Pierre Strauch: Eu tive a sorte de tocar esta obra com o Berio... com ele a dirigir a obra. Fizémos uma apresentação em Itália no ano 78, já são muitos anos...

(risos)

Pierre Strauch: Então descobri a obra com ele dirigindo-a. Obviamente é uma experiência forte e interessantíssima. Entretanto toquei esta obra várias vezes e gosto muito desta obra.

AST: É uma pergunta meia chata mas não sem sentido: quais são os teus compositores preferidos na actualidade? Tu que tocas música contemporânea todos os dias?

Pierre Strauch: Há nomes muito importantes como o Lachemann, na Alemanha, o Emmanuel Nunes em Portugal e em França, porque ele vive em França, não é por ele estar aqui hoje mas é um compositor importante, e o Jonathan Harvey, inglês. Há gente mais jovem mas dos pesos-pesados estes são nomes que vêm logo à memória.

AST: Mas na criação musical contemporânea há um fosso grande entre estes que referiste que são todos de uma determinada escola, usando um termo genérico, e os outros todos que são também importantes e históricos. Estou a pensar nos compositores ingleses, outros que não o Harvey, nos polacos, nos da Lituânia... O Ensemble Contemporain é parcial nas escolhas que faz. Dá preferência aos compositores de determinada escola.
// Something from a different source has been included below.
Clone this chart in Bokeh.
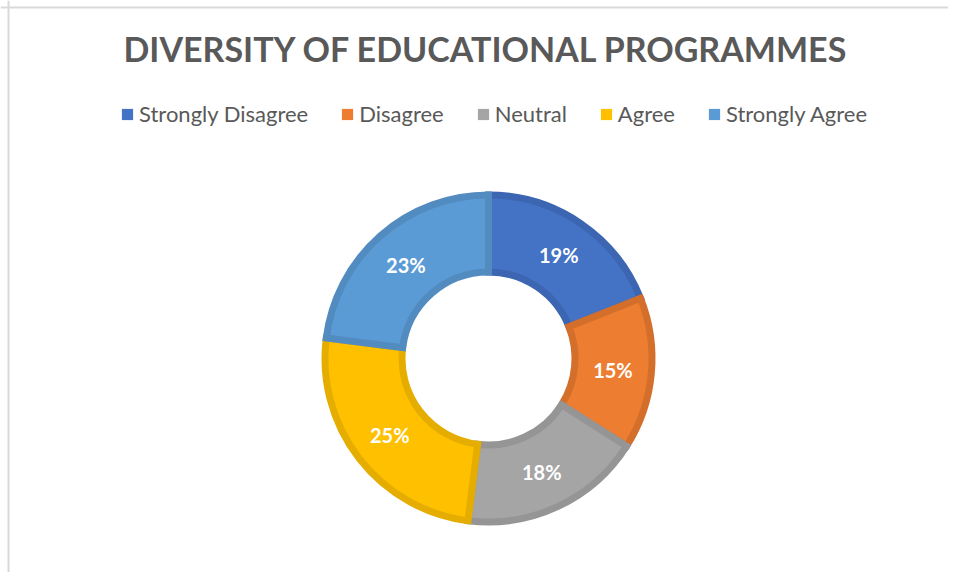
import math
from bokeh.plotting import figure
from bokeh.models import Range1d, Legend, LegendItem, Label, Span, ColumnDataSource
from bokeh.core.properties import value
from bokeh.embed import file_html
from bokeh.resources import INLINE

title_text = "DIVERSITY OF EDUCATIONAL PROGRAMMES"
categories = ["Strongly Disagree", "Disagree", "Neutral", "Agree", "Strongly Agree"]
percents = [19, 15, 18, 25, 23]
fill_colors = ["#4472C4", "#ED7D31", "#A5A5A5", "#FFC000", "#5B9BD5"]
edge_colors = ["#3C66B1", "#D36F2B", "#959595", "#E5AD00", "#528BC0"]

W, H = 948, 572
p = figure(width=W, height=H, output_backend="svg", toolbar_location=None,
           x_range=Range1d(0, W), y_range=Range1d(0, H), min_border=0)
p.axis.visible = False
p.grid.visible = False
p.outline_line_color = None
p.background_fill_color = "white"
p.border_fill_color = "white"

# chart-area border (left/top visible in reference)
p.add_layout(Span(location=8, dimension="height", line_color="#d9d9d9", line_width=2))
p.add_layout(Span(location=H - 7, dimension="width", line_color="#d9d9d9", line_width=2))

cx, cy = 488, 214
r_out, r_in, edge = 167, 83, 7

total = float(sum(percents))
starts, ends, mids = [], [], []
cum = 0.0
for v in percents:
    a0 = math.pi / 2 - 2 * math.pi * (cum + v) / total
    a1 = math.pi / 2 - 2 * math.pi * cum / total
    starts.append(a0)
    ends.append(a1)
    mids.append((a0 + a1) / 2)
    cum += v

items = []
for i, cat in enumerate(categories):
    src = ColumnDataSource(dict(x=[cx], y=[cy], s=[starts[i]], e=[ends[i]]))
    p.annular_wedge(x="x", y="y", inner_radius=r_in + edge / 2, outer_radius=r_out - edge / 2,
                    inner_radius_units="screen", outer_radius_units="screen",
                    start_angle="s", end_angle="e", source=src,
                    fill_color=fill_colors[i], line_color=edge_colors[i],
                    line_width=edge, line_join="miter")
    leg = p.rect(x=[-100], y=[-100], width=1, height=1, fill_color=fill_colors[i], line_color=None)
    items.append(LegendItem(label=cat, renderers=[leg]))

r_lab = (r_out + r_in) / 2
lab = ColumnDataSource(dict(
    x=[cx + r_lab * math.cos(m) for m in mids],
    y=[cy + r_lab * math.sin(m) for m in mids],
    t=["%d%%" % v for v in percents]))
p.text(x="x", y="y", text="t", source=lab, text_color="white",
       text_font=value("Lato"), text_font_style="bold", text_font_size="20px",
       text_align="center", text_baseline="middle")

legend = Legend(items=items, location=(120, 445), orientation="horizontal",
                glyph_width=14, glyph_height=14, label_standoff=5, spacing=32,
                padding=0, margin=0, border_line_color=None, background_fill_alpha=0,
                label_text_font="Lato", label_text_font_size="22px", label_text_color="#595959")
p.add_layout(legend)

p.add_layout(Label(x=486, y=524, x_units="screen", y_units="screen", text=title_text,
                   text_align="center", text_baseline="middle", text_font="Lato",
                   text_font_style="bold", text_font_size="34px", text_color="#595959"))

open("out.html", "w").write(file_html(p, INLINE))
Priveligia só uma das muitas escolas e estéticas musicais contemporâneas.

Pierre Strauch: Não é bem assim. Agora estão muito mais abertos que antes e tocamos coisas muito variadas. Até minimalistas americanos ou do norte da Europa...

AST: Mas que bem...

Pierre Strauch: Não, realmente o repertório abriu-se muitíssimo nos últimos anos, nos dez últimos anos. Mudou realmente a programação e agora tocamos ... quase tudo, todo o tipo de estilos da música de hoje. Não se pode tocar tudo mas a programação mudou muito e no sentido da abertura.

AST: Eu percebi que em França o Ircam é mal amado e mal visto pelo cidadão comum. Pelo menos por aqueles que sabem que existe e para que serve...

Pierre Strauch: O Ircam também mudou. No princípio confundia-se muito as instituições criadas pelo Pierre Boulez com o próprio Boulez. Agora o Ircam tem uma vida própria e faz projectos no mundo inteiro. Mas agora tem a sua vida própria e tem muita força. Tem um festival importantíssimo onde vão milhares de pessoas todos os anos em Julho. O Ircam integrou-se muito mais na vida de Paris e de França. Essa situação, que talvez existiu, é passada. Agora já não é o mesmo.

AST: Foi um prazer. Gostei muito desta conversa contigo e gostei muito de te escutar a interpretar aquela belíssima obra de Luciano Berio. E também foi muito interessante poder fazer uma entrevista em português.

Pierre Strauch: Também foi um prazer.